** START OF SUPPLIED MATERIAL **

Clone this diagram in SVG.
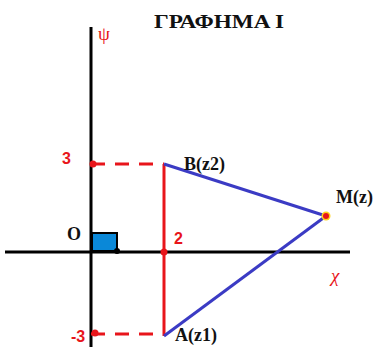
<svg xmlns="http://www.w3.org/2000/svg" width="380" height="347" viewBox="0 0 380 347">
<style>
.axis{stroke:#000;stroke-width:3}
.red{stroke:#e8151b;stroke-width:3;fill:none}
.dash{stroke:#e8151b;stroke-width:3;stroke-dasharray:14,10;fill:none}
.blue{stroke:#3b3bc4;stroke-width:3;fill:none}
.lbl{font-family:"Liberation Serif",serif;font-weight:bold;font-size:18px;fill:#111}
.rlbl{font-family:"Liberation Sans",sans-serif;font-weight:bold;font-size:16px;fill:#e8151b}
</style>
<rect width="380" height="347" fill="#fff"/>
<text x="154" y="28" class="lbl" font-size="19" textLength="130" lengthAdjust="spacingAndGlyphs">ΓΡΑΦΗΜΑ Ι</text>
<g id="axes">
<line class="axis" x1="91" y1="27" x2="91" y2="347"/>
<line class="axis" x1="5" y1="252" x2="350" y2="252"/>
<text x="98" y="40" font-family="Liberation Serif,serif" font-size="19" fill="#e8151b">ψ</text>
<text x="331" y="282" font-family="Liberation Serif,serif" font-style="italic" font-size="19" fill="#e8151b">χ</text>
</g>
<g id="origin">
<rect x="92" y="233" width="25" height="18" fill="#0a88d8" stroke="#000" stroke-width="2"/>
<circle cx="117" cy="251" r="3" fill="#000"/>
<text x="67" y="240" class="lbl">O</text>
</g>
<g id="connectors">
<line class="dash" x1="91" y1="164" x2="164" y2="164"/>
<line class="dash" x1="91" y1="334" x2="164" y2="334"/>
<line class="red" x1="164" y1="164" x2="164" y2="336"/>
<line class="blue" x1="164" y1="164" x2="326" y2="216"/>
<line class="blue" x1="164" y1="336" x2="326" y2="216"/>
</g>
<g id="B">
<circle cx="93" cy="164" r="3.5" fill="#e8151b"/>
<text x="62" y="164" class="rlbl">3</text>
<text x="184" y="170" class="lbl">B(z2)</text>
</g>
<g id="P2">
<circle cx="164" cy="252" r="3.5" fill="#e8151b"/>
<text x="174" y="244" class="rlbl">2</text>
</g>
<g id="A">
<circle cx="95" cy="333" r="3.5" fill="#e8151b"/>
<text x="71" y="342" class="rlbl">-3</text>
<text x="175" y="341" class="lbl">A(z1)</text>
</g>
<g id="M">
<circle cx="326" cy="216" r="4.5" fill="#ffd21a"/>
<circle cx="326" cy="216" r="3" fill="#e8151b"/>
<text x="336" y="203" class="lbl">M(z)</text>
</g>
</svg>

** END OF SUPPLIED MATERIAL **

▶ _REQUIRED TASK_: Output each line exactly; omit every picture.

▶ _TASK OUTPUT_:
Clone this diagram in SVG.
<svg xmlns="http://www.w3.org/2000/svg" width="380" height="347" viewBox="0 0 380 347">
<style>
.axis{stroke:#000;stroke-width:3}
.red{stroke:#e8151b;stroke-width:3;fill:none}
.dash{stroke:#e8151b;stroke-width:3;stroke-dasharray:14,10;fill:none}
.blue{stroke:#3b3bc4;stroke-width:3;fill:none}
.lbl{font-family:"Liberation Serif",serif;font-weight:bold;font-size:18px;fill:#111}
.rlbl{font-family:"Liberation Sans",sans-serif;font-weight:bold;font-size:16px;fill:#e8151b}
</style>
<rect width="380" height="347" fill="#fff"/>
<text x="154" y="28" class="lbl" font-size="19" textLength="130" lengthAdjust="spacingAndGlyphs">ΓΡΑΦΗΜΑ Ι</text>
<g id="axes">
<line class="axis" x1="91" y1="27" x2="91" y2="347"/>
<line class="axis" x1="5" y1="252" x2="350" y2="252"/>
<text x="98" y="40" font-family="Liberation Serif,serif" font-size="19" fill="#e8151b">ψ</text>
<text x="331" y="282" font-family="Liberation Serif,serif" font-style="italic" font-size="19" fill="#e8151b">χ</text>
</g>
<g id="origin">
<rect x="92" y="233" width="25" height="18" fill="#0a88d8" stroke="#000" stroke-width="2"/>
<circle cx="117" cy="251" r="3" fill="#000"/>
<text x="67" y="240" class="lbl">O</text>
</g>
<g id="connectors">
<line class="dash" x1="91" y1="164" x2="164" y2="164"/>
<line class="dash" x1="91" y1="334" x2="164" y2="334"/>
<line class="red" x1="164" y1="164" x2="164" y2="336"/>
<line class="blue" x1="164" y1="164" x2="326" y2="216"/>
<line class="blue" x1="164" y1="336" x2="326" y2="216"/>
</g>
<g id="B">
<circle cx="93" cy="164" r="3.5" fill="#e8151b"/>
<text x="62" y="164" class="rlbl">3</text>
<text x="184" y="170" class="lbl">B(z2)</text>
</g>
<g id="P2">
<circle cx="164" cy="252" r="3.5" fill="#e8151b"/>
<text x="174" y="244" class="rlbl">2</text>
</g>
<g id="A">
<circle cx="95" cy="333" r="3.5" fill="#e8151b"/>
<text x="71" y="342" class="rlbl">-3</text>
<text x="175" y="341" class="lbl">A(z1)</text>
</g>
<g id="M">
<circle cx="326" cy="216" r="4.5" fill="#ffd21a"/>
<circle cx="326" cy="216" r="3" fill="#e8151b"/>
<text x="336" y="203" class="lbl">M(z)</text>
</g>
</svg>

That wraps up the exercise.